Ostatnio mogliście przeczytać tu skąd wziął się fenomen cateringów dietetycznych i jaka myśl przyświecała podczas ich tworzenia.
Jedzenie pudełkowe zostało wymyślone dla osób, które nie były w stanie przestać podjadać, nie miały czasu na robienie zakupów lub nie miały wiedzy o prawidłowym zbilansowaniu posiłków na diecie redukcyjnej. Pomysł się sprawdził, bo okazało się, że zamawiając catering dietetyczny nie płaci się wiele więcej, niż za tradycyjne zakupy, zwłaszcza jeśli do tej pory wybieraliśmy dania gotowe a duża część zakupów nam się marnowała.
Podstawowa zaleta cateringu dietetycznego to właśnie niemarnowanie żywności, nie podjadanie i brak konieczności chodzenia do sklepów i restauracji, gdzie kuszą nas różne rzeczy, których nie powinniśmy jeść i gdzie teraz na dodatek można złapać wirusa.
Jeśli pracujemy z domu robienie zakupów to przecież dodatkowa wyprawa, która zajmuje czas i może też szarpać nerwy. Jeśli każdy w domu je co innego a na co dzień nie gotowaliśmy, warto przemyśleć jedzenie na wynos. Zwłaszcza jeśli sami jesteśmy na diecie odchudzającej, mąż na sportowej a dzieci nie jedzą glutenu i nabiału.
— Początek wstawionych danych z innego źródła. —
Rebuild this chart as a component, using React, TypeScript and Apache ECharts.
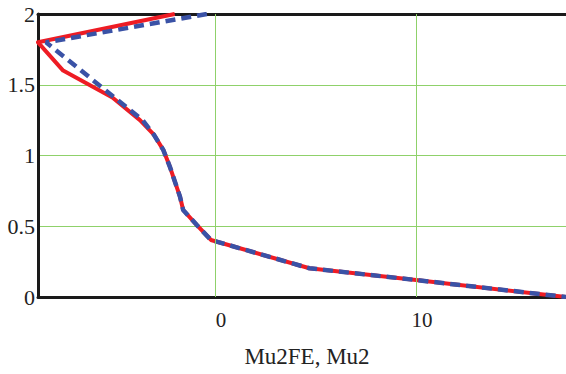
import React, { useEffect, useRef } from "react";
import * as echarts from "echarts";

// Mu2FE (red, solid)
const redX = [-2.0, -8.8, -7.55, -5.1, -3.73, -3.05, -2.57, -2.24, -1.74, -1.58, -0.91, -0.2, 4.7, 10, 17.46];
const redY = [2.0, 1.8, 1.6, 1.41, 1.25, 1.15, 1.04, 0.92, 0.71, 0.615, 0.51, 0.403, 0.203, 0.12, 0];
// Mu2 (blue, dashed)
const blueX = [-0.4, -8.4, -3.6, -3.05, -2.57, -2.24, -1.74, -1.58, -0.91, -0.2, 4.7, 10, 17.46];
const blueY = [2.0, 1.8, 1.25, 1.15, 1.04, 0.92, 0.71, 0.615, 0.51, 0.403, 0.203, 0.12, 0];

const xTicks = [0, 10];
const xMin = -8.8;
const xMax = 17.46;
const yMin = 0;
const yMax = 2;
const yStep = 0.5;
const axisTitle = "Mu2FE, Mu2";

const FONT = "serif";

const zip = (xs: number[], ys: number[]) => xs.map((x, i) => [x, ys[i]]);

export default function App() {
  const ref = useRef<HTMLDivElement>(null);
  useEffect(() => {
    if (!ref.current) return;
    const chart = echarts.init(ref.current, null, { renderer: "svg" });
    chart.setOption({
      animation: false,
      backgroundColor: "#ffffff",
      textStyle: { fontFamily: FONT },
      grid: { left: 38, right: 0, top: 14, bottom: 77 },
      xAxis: [
        {
          type: "value",
          min: xMin,
          max: xMax,
          position: "bottom",
          name: axisTitle,
          nameLocation: "middle",
          nameGap: 48,
          nameTextStyle: { fontFamily: FONT, fontSize: 23, color: "#222", padding: [0, 0, 0, 10] },
          axisLine: { show: true, onZero: false, lineStyle: { color: "#1a1a1a", width: 3 } },
          axisTick: { show: false },
          splitLine: { show: false },
          axisLabel: {
            customValues: xTicks,
            fontFamily: FONT,
            fontSize: 21,
            color: "#222",
            margin: 12,
            padding: [0, 0, 0, 12],
          },
        },
        {
          type: "value",
          min: xMin,
          max: xMax,
          position: "top",
          axisLine: { show: true, onZero: false, lineStyle: { color: "#1a1a1a", width: 3 } },
          axisTick: { show: false },
          axisLabel: { show: false },
          splitLine: { show: false },
        },
      ],
      yAxis: [
        {
          type: "value",
          min: yMin,
          max: yMax,
          interval: yStep,
          position: "left",
          axisLine: { show: true, onZero: false, lineStyle: { color: "#1a1a1a", width: 3 } },
          axisTick: { show: false },
          splitLine: { show: true, lineStyle: { color: "#8fd16a", width: 1 } },
          axisLabel: {
            fontFamily: FONT,
            fontSize: 22,
            color: "#222",
            margin: 3,
            padding: [6, 0, 0, 0],
          },
        },
        {
          type: "value",
          min: yMin,
          max: yMax,
          interval: yStep,
          position: "right",
          axisLine: { show: true, onZero: false, lineStyle: { color: "#cccccc", width: 1 } },
          axisTick: { show: false },
          axisLabel: { show: false },
          splitLine: { show: false },
        },
      ],
      series: [
        {
          type: "line",
          data: [],
          silent: true,
          z: 1,
          markLine: {
            silent: true,
            symbol: "none",
            label: { show: false },
            lineStyle: { color: "#8fd16a", width: 1, type: "solid" },
            data: xTicks.map((v) => ({ xAxis: v })),
          },
        },
        {
          name: "Mu2FE",
          type: "line",
          data: zip(redX, redY),
          showSymbol: false,
          z: 3,
          lineStyle: { color: "#ee1c24", width: 4, join: "round" },
        },
        {
          name: "Mu2",
          type: "line",
          data: zip(blueX, blueY),
          showSymbol: false,
          z: 4,
          lineStyle: { color: "#3a52a6", width: 4.5, type: [10, 6], cap: "butt" },
        },
      ],
    });
    return () => chart.dispose();
  }, []);
  return (
    <div
      ref={ref}
      style={{ position: "fixed", left: 0, top: 0, width: 566, height: 374, background: "#fff" }}
    />
  );
}
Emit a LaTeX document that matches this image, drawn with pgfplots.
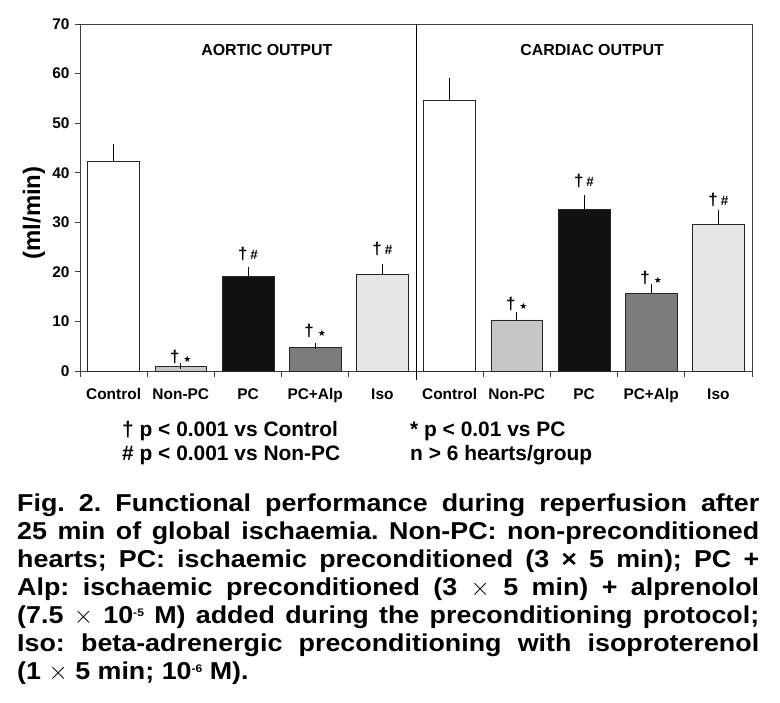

Takie gotowe posiłki to możliwość testowania nowego stylu życia. Co by było, gdybyśmy przestali jeść mięso. Albo nagle chcieli być na diecie 1500 kalorii. Albo zobaczyli przez kilka dni na czym polega dieta paleo.
Bez konieczności robienia researchu i zakupów, na bieżąco z wiedzą dietetyków i lekarzy, ale przy wsparciu systemu, który usprawnia wybór jedzenia, zakupy, liczenie kalorii i składników odżywczych, dostarczanie jedzenia do domu i decydowanie o wielkości porcji i porach posiłków.
Kiedyś korzystanie z dostarczanych w cateringu posiłków zarezerwowane było dla wąskiego grona osób, które nie musiały przemieszczać się i mieć spotkań na mieście, ale w czasach koronawirusa, kiedy pracujemy z domu, wszyscy możemy rozważyć catering dietetyczny.
To też dobry sposób na testowanie nowości.
Możemy przez kilka dni przetestować zupełnie inne rzeczy niż jemy na co dzień. Kilka dni z dietą bezglutenową, vege czy paleo pokaże nam czy nam to smakuje. Jeśli nie, to nie będziemy tracić czasu na poznawanie nowych przepisów.
Mamy też gwarancję, że posiłki będą zbilansowane i nie zrobimy sobie krzywdy.
Czy takie rozwiązanie się przyjmie? Zobaczymy!